Chip-compatible quantum plasmonic launcher

TL;DR

This paper introduces a scalable quantum plasmonic launcher that enhances single-photon emission rates and efficiently couples emitters to on-chip waveguides, advancing practical quantum photonic devices.

Contribution

It presents a novel, integrated platform combining high emission rate enhancement with on-chip compatibility using nanodiamonds and silver films.

Findings

Achieved record-high fluorescence lifetime shortening factors (~7000x).

Coupled over half of the emission into surface plasmon polaritons.

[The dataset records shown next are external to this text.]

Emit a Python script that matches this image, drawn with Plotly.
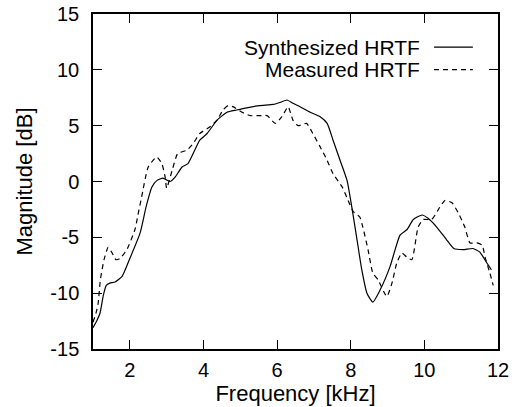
import plotly.graph_objects as go

# Synthesized HRTF (solid)
synth_freq = [1.0, 1.1, 1.19, 1.28, 1.36, 1.46, 1.6, 1.79, 2.0, 2.28, 2.44, 2.6, 2.74, 2.9,
              3.09, 3.23, 3.42, 3.58, 3.9, 4.1, 4.37, 4.64, 4.9, 5.18, 5.53, 5.9, 6.1, 6.27,
              6.43, 6.62, 6.9, 7.17, 7.36, 7.52, 7.71, 7.9, 8.03, 8.17, 8.3, 8.44, 8.6, 8.8,
              9.07, 9.34, 9.53, 9.7, 9.94, 10.1, 10.34, 10.6, 10.8, 11.05, 11.32, 11.5, 11.7, 11.82]
synth_mag = [-13.1, -12.5, -11.8, -10.2, -9.3, -9.1, -9.0, -8.5, -6.9, -4.6, -2.3, -0.5, 0.1, 0.3,
             0.0, 0.4, 1.3, 1.6, 3.7, 4.3, 5.5, 6.2, 6.4, 6.6, 6.8, 6.9, 7.1, 7.3,
             7.0, 6.7, 6.2, 5.8, 5.2, 3.7, 1.9, 0.1, -2.3, -5.2, -7.9, -10.0, -10.8, -9.7,
             -7.6, -4.8, -4.3, -3.4, -3.0, -3.3, -4.1, -5.2, -6.0, -6.1, -6.0, -6.3, -7.3, -7.9]

# Measured HRTF (dashed)
meas_freq = [1.0, 1.08, 1.14, 1.2, 1.3, 1.41, 1.52, 1.62, 1.73, 1.92, 2.14, 2.22, 2.32, 2.5,
             2.73, 2.87, 2.96, 3.0, 3.15, 3.3, 3.55, 3.72, 3.9, 4.18, 4.37, 4.53, 4.67, 4.8,
             5.05, 5.27, 5.53, 5.73, 5.95, 6.13, 6.3, 6.43, 6.57, 6.8, 6.97, 7.17, 7.36, 7.52,
             7.77, 7.93, 8.07, 8.25, 8.33, 8.47, 8.6, 8.74, 8.98, 9.12, 9.25, 9.39, 9.53, 9.66,
             9.83, 9.97, 10.2, 10.42, 10.56, 10.75, 10.92, 11.1, 11.24, 11.43, 11.57, 11.65, 11.78, 11.87]
meas_mag = [-12.6, -11.8, -10.9, -8.8, -7.0, -5.9, -6.4, -7.0, -6.9, -6.1, -4.3, -3.0, -1.4, 1.3,
            2.2, 1.6, 0.4, -0.6, 1.0, 2.5, 2.8, 3.4, 4.3, 4.9, 5.5, 6.4, 6.8, 6.7,
            6.2, 5.9, 5.9, 5.9, 5.2, 5.8, 6.7, 5.5, 5.0, 5.2, 4.3, 3.1, 1.9, 0.7,
            -0.5, -1.7, -2.7, -3.2, -4.1, -6.1, -8.2, -8.8, -10.3, -9.1, -7.3, -6.4, -6.8, -7.0,
            -4.1, -3.4, -3.4, -2.3, -1.7, -1.9, -2.8, -4.1, -5.5, -5.5, -5.7, -6.8, -8.2, -9.3]

x_ticks = [2, 4, 6, 8, 10, 12]
y_ticks = [-15, -10, -5, 0, 5, 10, 15]
legend_labels = ["Synthesized HRTF", "Measured HRTF"]

FONT = "Liberation Sans, Arial, Helvetica, sans-serif"

fig = go.Figure()
fig.add_trace(go.Scatter(x=synth_freq, y=synth_mag, mode="lines", name=legend_labels[0],
                         line=dict(color="black", width=1.2, shape="spline", smoothing=0.5),
                         showlegend=False))
fig.add_trace(go.Scatter(x=meas_freq, y=meas_mag, mode="lines", name=legend_labels[1],
                         line=dict(color="black", width=1.2, dash="5px,4px", shape="spline", smoothing=0.5),
                         showlegend=False))

# gnuplot-style legend: text then sample line
leg_y = [0.901, 0.834]
dashes = ["solid", "5px,4px"]
for lab, yy, d in zip(legend_labels, leg_y, dashes):
    fig.add_annotation(x=0.81, y=yy, xref="paper", yref="paper", text=lab, showarrow=False,
                       xanchor="right", yanchor="middle", borderpad=0,
                       font=dict(size=21, color="black", family=FONT))
    fig.add_shape(type="line", xref="paper", yref="paper", x0=0.842, x1=0.938, y0=yy, y1=yy,
                  line=dict(color="black", width=1.2, dash=d))

axis_common = dict(showline=True, linecolor="black", linewidth=1.5, mirror="ticks",
                   ticks="inside", ticklen=9, tickwidth=1.2, tickcolor="black",
                   showgrid=False, zeroline=False,
                   tickfont=dict(size=20, color="black", family=FONT))

fig.update_xaxes(range=[1, 12], tickvals=x_ticks, ticktext=[str(v) for v in x_ticks],
                 title=dict(text="Frequency [kHz]", font=dict(size=22, color="black", family=FONT), standoff=2),
                 ticklabelstandoff=2, **axis_common)
fig.update_yaxes(range=[-15, 15], tickvals=y_ticks, ticktext=[str(v) for v in y_ticks],
                 title=dict(text="Magnitude [dB]", font=dict(size=22, color="black", family=FONT), standoff=12),
                 ticklabelstandoff=8, **axis_common)

fig.update_layout(width=520, height=407, margin=dict(l=93, r=22, t=14, b=58, autoexpand=False),
                  plot_bgcolor="white", paper_bgcolor="white",
                  font=dict(family=FONT, color="black"))

fig.write_html("out.html")
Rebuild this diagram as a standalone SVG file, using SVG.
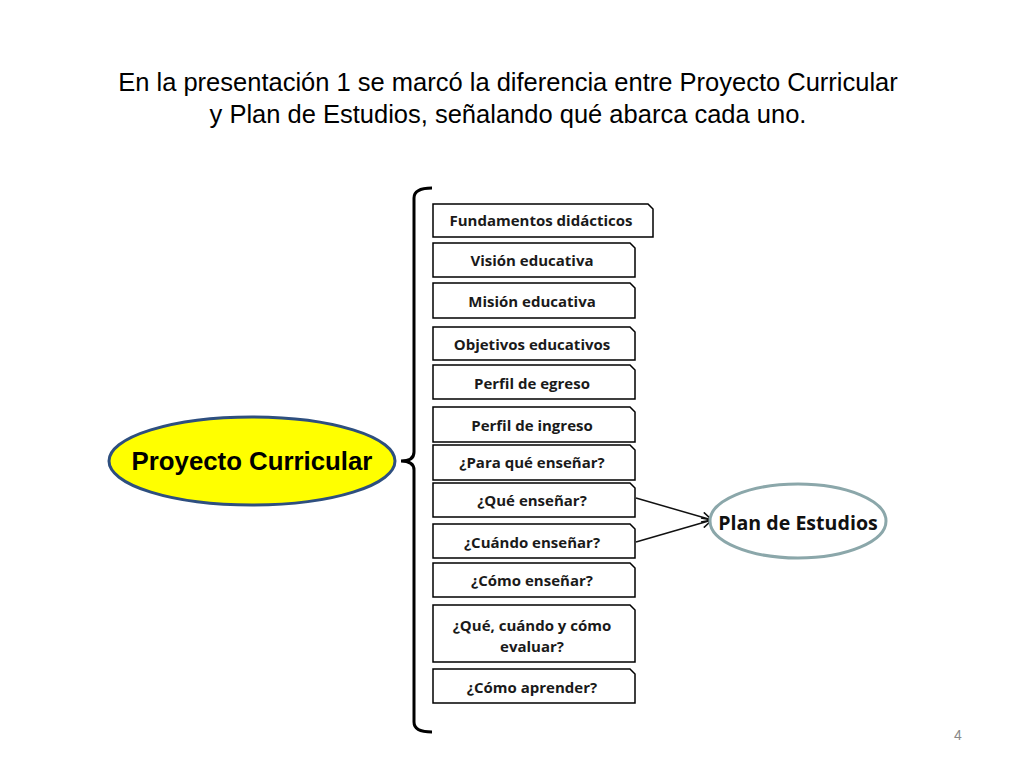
<svg xmlns="http://www.w3.org/2000/svg" width="1024" height="768" viewBox="0 0 1024 768">
<defs>
<style>
.title{font-family:"Liberation Sans",Arial,sans-serif;font-size:25.5px;fill:#000;text-anchor:middle}
.box{fill:#fff;stroke:#000;stroke-width:1.5}
.bt{font-family:"Open Sans","Noto Sans",sans-serif;font-weight:bold;font-size:15px;fill:#1a1a1a;text-anchor:middle}
.conn{stroke:#111;stroke-width:1.5;fill:none}
</style>
<marker id="arr" viewBox="0 0 12 12" refX="11" refY="6" markerWidth="12" markerHeight="12" markerUnits="userSpaceOnUse" orient="auto">
<path d="M1,1 L11,6 L1,11" fill="none" stroke="#111" stroke-width="1.5"/>
</marker>
</defs>
<rect width="1024" height="768" fill="#fff"/>
<text class="title" x="508" y="91">En la presentación 1 se marcó la diferencia entre Proyecto Curricular</text>
<text class="title" x="508" y="123">y Plan de Estudios, señalando qué abarca cada uno.</text>

<g id="proyecto">
<ellipse cx="252" cy="461" rx="143" ry="44" fill="#ffff00" stroke="#2e4f7f" stroke-width="3"/>
<text x="252" y="470" font-family="'Liberation Sans',Arial,sans-serif" font-weight="bold" font-size="25.8" text-anchor="middle">Proyecto Curricular</text>
</g>

<g id="brace">
<path d="M432,188 Q414,188 414,198 V452 Q414,461 401,461 Q414,461 414,470 V722 Q414,732 432,732" fill="none" stroke="#000" stroke-width="3"/>
</g>

<g id="n1"><path class="box" d="M433,204 H648 L653,209 V237 H433 Z"/><text class="bt" x="541" y="226">Fundamentos didácticos</text></g>
<g id="n2"><path class="box" d="M433,243 H630 L635,248 V277 H433 Z"/><text class="bt" x="532" y="266">Visión educativa</text></g>
<g id="n3"><path class="box" d="M433,283 H630 L635,288 V318 H433 Z"/><text class="bt" x="532" y="307">Misión educativa</text></g>
<g id="n4"><path class="box" d="M433,327 H630 L635,332 V360 H433 Z"/><text class="bt" x="532" y="350">Objetivos educativos</text></g>
<g id="n5"><path class="box" d="M433,365 H630 L635,370 V399 H433 Z"/><text class="bt" x="532" y="389">Perfil de egreso</text></g>
<g id="n6"><path class="box" d="M433,407 H630 L635,412 V442 H433 Z"/><text class="bt" x="532" y="431">Perfil de ingreso</text></g>
<g id="n7"><path class="box" d="M433,445 H630 L635,450 V480 H433 Z"/><text class="bt" x="532" y="468">¿Para qué enseñar?</text></g>
<g id="n8"><path class="box" d="M433,483 H630 L635,488 V517 H433 Z"/><text class="bt" x="532" y="506">¿Qué enseñar?</text></g>
<g id="n9"><path class="box" d="M433,524 H630 L635,529 V558 H433 Z"/><text class="bt" x="532" y="548">¿Cuándo enseñar?</text></g>
<g id="n10"><path class="box" d="M433,563 H630 L635,568 V597 H433 Z"/><text class="bt" x="532" y="586">¿Cómo enseñar?</text></g>
<g id="n11"><path class="box" d="M433,605 H630 L635,610 V662 H433 Z"/><text class="bt" x="532" y="631">¿Qué, cuándo y cómo</text><text class="bt" x="532" y="652">evaluar?</text></g>
<g id="n12"><path class="box" d="M433,669 H630 L635,674 V703 H433 Z"/><text class="bt" x="532" y="693">¿Cómo aprender?</text></g>

<g id="connectors">
<line class="conn" x1="636" y1="498" x2="712" y2="520" marker-end="url(#arr)"/>
<line class="conn" x1="636" y1="542" x2="712" y2="520" marker-end="url(#arr)"/>
</g>

<g id="plan">
<ellipse cx="798" cy="521" rx="88" ry="37" fill="#fff" stroke="#8ba7aa" stroke-width="3"/>
<text x="798" y="530" font-family="'Open Sans','Noto Sans',sans-serif" font-weight="bold" font-size="19.6" text-anchor="middle" fill="#111">Plan de Estudios</text>
</g>

<text x="958" y="740" font-family="'Liberation Sans',Arial,sans-serif" font-size="14" fill="#888" text-anchor="middle">4</text>
</svg>
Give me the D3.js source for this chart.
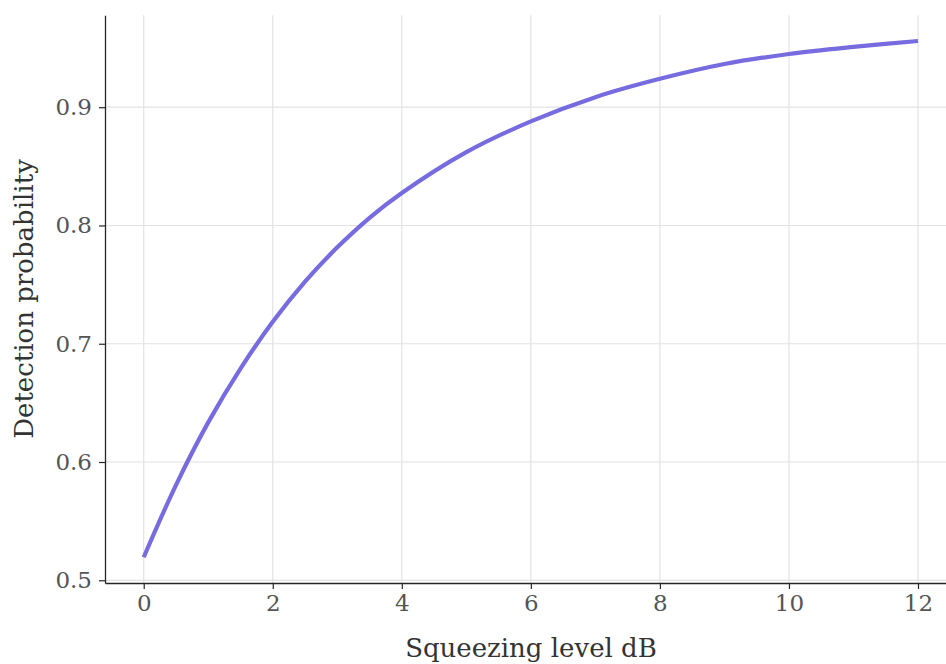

Demonstrated a simple, scalable architecture for quantum networks.

Abstract

Integrated on-demand single-photon sources are critical for the implementation of photonic quantum information processing systems. To enable practical quantum photonic devices, the emission rates of solid-state quantum emitters need to be substantially enhanced and the emitted signal must be directly coupled to an on-chip circuitry. The photon emission rate speed-up is best achieved via coupling to plasmonic antennas, while on-chip integration can be easily obtained by directly coupling emitters to photonic waveguides. The realization of practical devices requires that both the emission speed-up and efficient out-couping are achieved in a single architecture. Here, we propose a novel platform that effectively combines on-chip compatibility with high radiative emission rates, a quantum plasmonic launcher. The proposed launchers contain single nitrogen-vacancy (NV) centers in nanodiamonds as quantum emitters that offer record-high average fluorescence lifetime shortening factors of about 7000 times. Nanodiamonds with single NV are sandwiched between two silver films that couple more than half of the emission into in-plane propagating surface plasmon polaritons. This simple, compact, and scalable architecture represents a crucial step towards the practical realization of high-speed on-chip quantum networks.